[start DATA PROVIDED]
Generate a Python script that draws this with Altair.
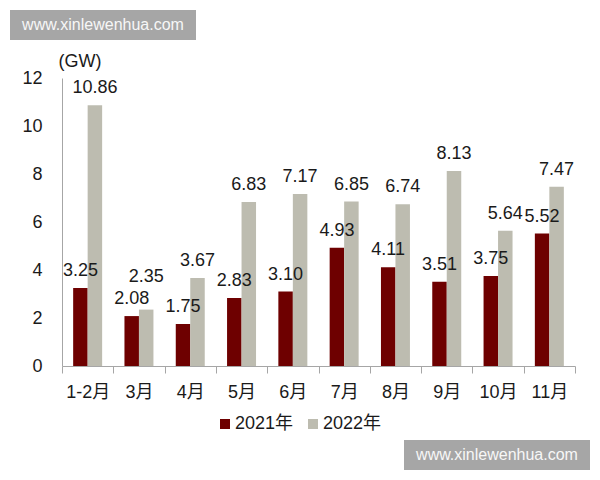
import altair as alt
import pandas as pd

months = ["1-2月", "3月", "4月", "5月", "6月", "7月", "8月", "9月", "10月", "11月"]
v2021 = [3.25, 2.08, 1.75, 2.83, 3.10, 4.93, 4.11, 3.51, 3.75, 5.52]
v2022 = [10.86, 2.35, 3.67, 6.83, 7.17, 6.85, 6.74, 8.13, 5.64, 7.47]
years = ["2021年", "2022年"]
colors = ["#6E0000", "#BDBCB0"]
watermark = "www.xinlewenhua.com"

rows = []
for m, a, b in zip(months, v2021, v2022):
    rows.append({"month": m, "year": years[0], "value": a})
    rows.append({"month": m, "year": years[1], "value": b})
df = pd.DataFrame(rows)

FONT = "Liberation Sans, Arial, Noto Sans CJK SC, sans-serif"

x = alt.X(
    "month:N", sort=months,
    scale=alt.Scale(paddingInner=0, paddingOuter=0),
    axis=alt.Axis(title=None, tickBand="extent", labelAngle=0, domainColor="#A6A6A6",
                  tickColor="#A6A6A6", tickSize=7, labelFontSize=18, labelPadding=10,
                  labelColor="#1a1a1a", labelFont=FONT),
)
xo = alt.XOffset("year:N", sort=years, scale=alt.Scale(paddingOuter=0.77, paddingInner=0))
y = alt.Y(
    "value:Q",
    scale=alt.Scale(domain=[0, 12], nice=False),
    axis=alt.Axis(values=[0, 2, 4, 6, 8, 10, 12], grid=False, ticks=False,
                  domainColor="#A6A6A6", labelPadding=20, labelFontSize=18,
                  labelColor="#1a1a1a", labelFont=FONT,
                  title="(GW)", titleAngle=0, titleX=-4, titleY=-12, titleAlign="left",
                  titleBaseline="alphabetic", titleFontSize=18, titleFontWeight="normal",
                  titleFont=FONT, titleColor="#1a1a1a"),
)

bars = alt.Chart(df).mark_bar().encode(
    x=x, xOffset=xo, y=y,
    color=alt.Color("year:N", sort=years,
                    scale=alt.Scale(domain=years, range=colors),
                    legend=alt.Legend(title=None, orient="none", legendX=154, legendY=337,
                                      direction="horizontal", symbolType="square",
                                      symbolSize=100, symbolStrokeWidth=0,
                                      labelFontSize=18, labelFont=FONT, labelColor="#1a1a1a",
                                      labelOffset=1, columnPadding=10)),
)

special = "datum.month == '3月' && datum.year == '2022年'"
labels = alt.Chart(df).transform_filter("!(" + special + ")").mark_text(
    fontSize=18, font=FONT, baseline="alphabetic", dy=-12, color="#1a1a1a"
).encode(x=x, xOffset=xo, y=y, text=alt.Text("value:Q", format=".2f"))

labels2 = alt.Chart(df).transform_filter(special).mark_text(
    fontSize=18, font=FONT, baseline="alphabetic", dy=-28, color="#1a1a1a"
).encode(x=x, xOffset=xo, y=y, text=alt.Text("value:Q", format=".2f"))

one = alt.Data(values=[{"k": 1}])
wm_rect1 = alt.Chart(one).mark_rect(color="#A6A6A6").encode(
    x=alt.value(-52), x2=alt.value(134), y=alt.value(-68), y2=alt.value(-38))
wm_text1 = alt.Chart(one).mark_text(fontSize=16, font=FONT, color="#F7F7F7",
                                    align="center", baseline="middle").encode(
    x=alt.value(41), y=alt.value(-53), text=alt.value(watermark))
wm_rect2 = alt.Chart(one).mark_rect(color="#A6A6A6").encode(
    x=alt.value(342), x2=alt.value(528), y=alt.value(362), y2=alt.value(392))
wm_text2 = alt.Chart(one).mark_text(fontSize=16, font=FONT, color="#F7F7F7",
                                    align="center", baseline="middle").encode(
    x=alt.value(435), y=alt.value(377), text=alt.value(watermark))

chart = alt.layer(bars, labels, labels2, wm_rect1, wm_text1, wm_rect2, wm_text2).properties(
    width=513, height=288,
    autosize=alt.AutoSizeParams(type="none"),
    padding={"left": 62, "top": 78, "right": 25, "bottom": 114},
    background="white",
).configure_view(stroke=None)

chart.save("out.html", embed_options={"renderer": "svg", "actions": False})
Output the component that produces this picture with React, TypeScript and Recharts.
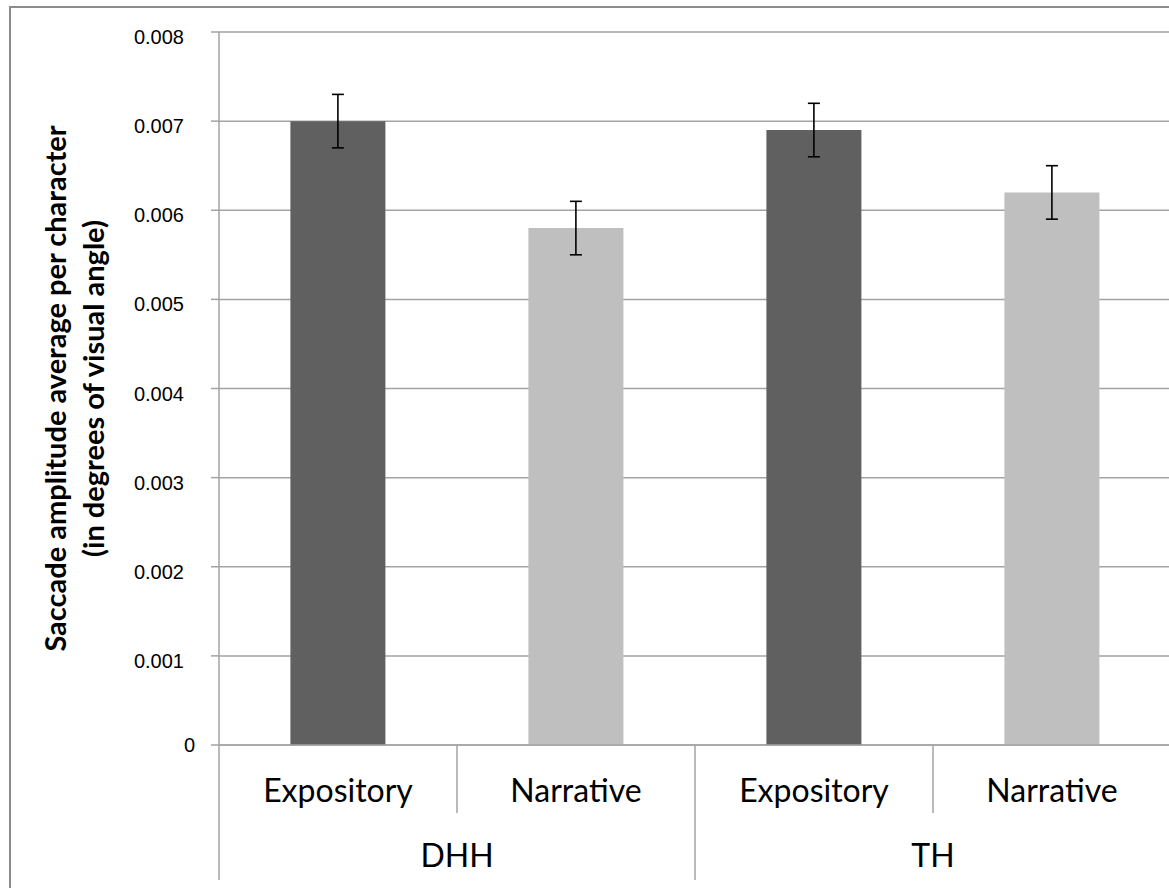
[end DATA PROVIDED]
● **PROBLEM DESCRIPTION**
Only the lines from the top of the data through the line with "import pandas as pd" should be quoted, exactly and with both ends kept; skip the pictures.

● **THE ANSWER**
Generate a Python script that draws this with Altair.
import altair as alt
import pandas as pd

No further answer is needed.